My friend is really into video and wants to invest in a cheaper 70-200 for that purpose preferably before this summer. He'd be shooting in on a tripod so stabilization isn't an issue. He came to me for a suggestion between the Sigma 70-200 f/2.8 (non OS) and the canon 70-200 f/4 (non IS). He's actually shooting a GH2 with an adapter, and since it's a smaller sensor and he wants the shallow DOF, I agree with him that a 2.8 would be preferable. I was actually thinking Tamron's older 70-200 f/2.8 (non VC) might be a good choice, since AF isn't an issue and it's optically better than the Sigma. 

Thoughts?


----------



## paul13walnut5 (May 12, 2013)

I use the 70-200 f2.8l non-IS on my 7D, 600D and M, great results, nice range, only use in MF mode obviously, couple of bug bears however..

The lens will not sit nice on a video tripod plate, always seems to work loose: moral -don't carry camera on tripod between shots.

The lens does not stay in focus as you zoom.

I tend to use live view preview to focus check, but obviously this doens't work during record.
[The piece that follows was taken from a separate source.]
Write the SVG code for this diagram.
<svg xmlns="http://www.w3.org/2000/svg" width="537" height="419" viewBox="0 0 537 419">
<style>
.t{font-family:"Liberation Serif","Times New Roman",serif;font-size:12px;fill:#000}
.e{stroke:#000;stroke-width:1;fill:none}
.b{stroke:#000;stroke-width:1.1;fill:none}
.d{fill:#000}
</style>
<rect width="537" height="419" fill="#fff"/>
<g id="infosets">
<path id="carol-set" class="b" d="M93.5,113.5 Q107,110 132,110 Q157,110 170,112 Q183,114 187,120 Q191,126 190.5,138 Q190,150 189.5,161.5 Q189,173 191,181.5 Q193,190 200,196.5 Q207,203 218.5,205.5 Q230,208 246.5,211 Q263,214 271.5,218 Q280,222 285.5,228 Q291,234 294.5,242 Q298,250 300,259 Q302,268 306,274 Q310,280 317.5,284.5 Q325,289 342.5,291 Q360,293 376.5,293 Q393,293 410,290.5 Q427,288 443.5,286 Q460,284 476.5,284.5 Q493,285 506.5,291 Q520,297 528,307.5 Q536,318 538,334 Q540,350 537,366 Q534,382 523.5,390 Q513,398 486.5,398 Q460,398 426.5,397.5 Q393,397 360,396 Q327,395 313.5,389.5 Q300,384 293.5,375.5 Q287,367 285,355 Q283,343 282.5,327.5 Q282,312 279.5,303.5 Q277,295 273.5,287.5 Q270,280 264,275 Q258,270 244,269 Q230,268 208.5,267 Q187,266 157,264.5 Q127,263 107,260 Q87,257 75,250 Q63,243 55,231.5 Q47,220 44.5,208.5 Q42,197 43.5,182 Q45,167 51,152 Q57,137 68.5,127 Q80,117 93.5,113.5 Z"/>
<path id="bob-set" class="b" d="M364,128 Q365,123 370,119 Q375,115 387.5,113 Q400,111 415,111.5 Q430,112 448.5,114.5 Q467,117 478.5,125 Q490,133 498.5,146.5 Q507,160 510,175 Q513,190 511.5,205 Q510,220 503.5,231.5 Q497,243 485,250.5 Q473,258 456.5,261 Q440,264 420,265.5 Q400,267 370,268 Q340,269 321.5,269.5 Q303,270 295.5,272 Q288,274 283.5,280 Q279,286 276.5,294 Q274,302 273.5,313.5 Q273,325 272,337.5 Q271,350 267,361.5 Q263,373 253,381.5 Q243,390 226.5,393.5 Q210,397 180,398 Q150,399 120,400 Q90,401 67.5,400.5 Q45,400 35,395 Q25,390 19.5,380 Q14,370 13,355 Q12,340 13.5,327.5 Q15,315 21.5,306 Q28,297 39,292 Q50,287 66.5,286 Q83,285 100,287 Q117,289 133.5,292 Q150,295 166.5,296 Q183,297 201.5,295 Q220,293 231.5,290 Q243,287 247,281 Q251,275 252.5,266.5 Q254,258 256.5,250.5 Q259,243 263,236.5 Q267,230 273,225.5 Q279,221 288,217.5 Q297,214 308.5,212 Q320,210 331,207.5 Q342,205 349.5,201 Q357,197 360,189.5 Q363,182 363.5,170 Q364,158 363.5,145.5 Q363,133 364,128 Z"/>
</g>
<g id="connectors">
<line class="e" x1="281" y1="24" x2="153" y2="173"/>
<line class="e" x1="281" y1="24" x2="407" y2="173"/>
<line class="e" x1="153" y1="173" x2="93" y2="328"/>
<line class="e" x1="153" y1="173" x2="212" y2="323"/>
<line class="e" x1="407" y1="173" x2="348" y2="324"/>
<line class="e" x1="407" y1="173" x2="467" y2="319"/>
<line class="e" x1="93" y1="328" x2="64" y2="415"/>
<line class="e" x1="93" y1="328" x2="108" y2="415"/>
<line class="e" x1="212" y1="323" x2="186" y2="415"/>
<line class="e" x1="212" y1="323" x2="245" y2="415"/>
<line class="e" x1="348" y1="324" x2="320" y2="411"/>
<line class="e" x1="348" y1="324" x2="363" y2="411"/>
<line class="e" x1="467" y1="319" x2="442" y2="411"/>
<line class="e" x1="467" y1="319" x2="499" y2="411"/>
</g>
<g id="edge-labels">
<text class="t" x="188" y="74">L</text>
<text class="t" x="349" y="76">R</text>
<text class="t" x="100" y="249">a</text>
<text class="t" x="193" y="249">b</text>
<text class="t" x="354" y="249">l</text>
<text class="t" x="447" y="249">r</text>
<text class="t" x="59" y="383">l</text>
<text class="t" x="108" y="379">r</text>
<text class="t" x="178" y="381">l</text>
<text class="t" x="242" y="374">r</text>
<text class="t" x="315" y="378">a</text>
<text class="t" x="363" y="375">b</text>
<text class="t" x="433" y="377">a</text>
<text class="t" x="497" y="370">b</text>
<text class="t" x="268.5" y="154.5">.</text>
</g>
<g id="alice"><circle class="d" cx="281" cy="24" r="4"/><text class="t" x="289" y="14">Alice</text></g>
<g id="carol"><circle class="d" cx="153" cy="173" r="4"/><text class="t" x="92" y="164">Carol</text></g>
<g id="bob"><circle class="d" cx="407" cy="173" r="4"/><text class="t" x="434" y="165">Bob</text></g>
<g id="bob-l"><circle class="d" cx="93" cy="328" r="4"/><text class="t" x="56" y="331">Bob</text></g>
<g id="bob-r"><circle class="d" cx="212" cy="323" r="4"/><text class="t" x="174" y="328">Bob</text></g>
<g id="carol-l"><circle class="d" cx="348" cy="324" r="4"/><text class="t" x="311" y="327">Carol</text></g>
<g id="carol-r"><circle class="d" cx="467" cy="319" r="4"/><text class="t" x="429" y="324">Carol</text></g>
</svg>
If you change your zoom setting you are going to need to change your focus position slightly.

HOWEVER...

The older canon push pull zooms (70-210 f4, 80-200 f2.8L) do hold focus through the zoom, af can be very slow, but for video and on an adapted gh, thats hardly an issue.


----------



## rmblack (May 13, 2013)

paul13walnut5 said:


> HOWEVER...
> 
> The older canon push pull zooms (70-210 f4, 80-200 f2.8L) do hold focus through the zoom, af can be very slow, but for video and on an adapted gh, thats hardly an issue.



AFAIK the only 80-200 push pull was for nikon. I have a "Magic Drainpipe" canon 80-200 2.8L and it is not push pull, although it does hold focus from 100-200 if you're more than 5m away. It has great colors, slightly warm and a little "glowy"


----------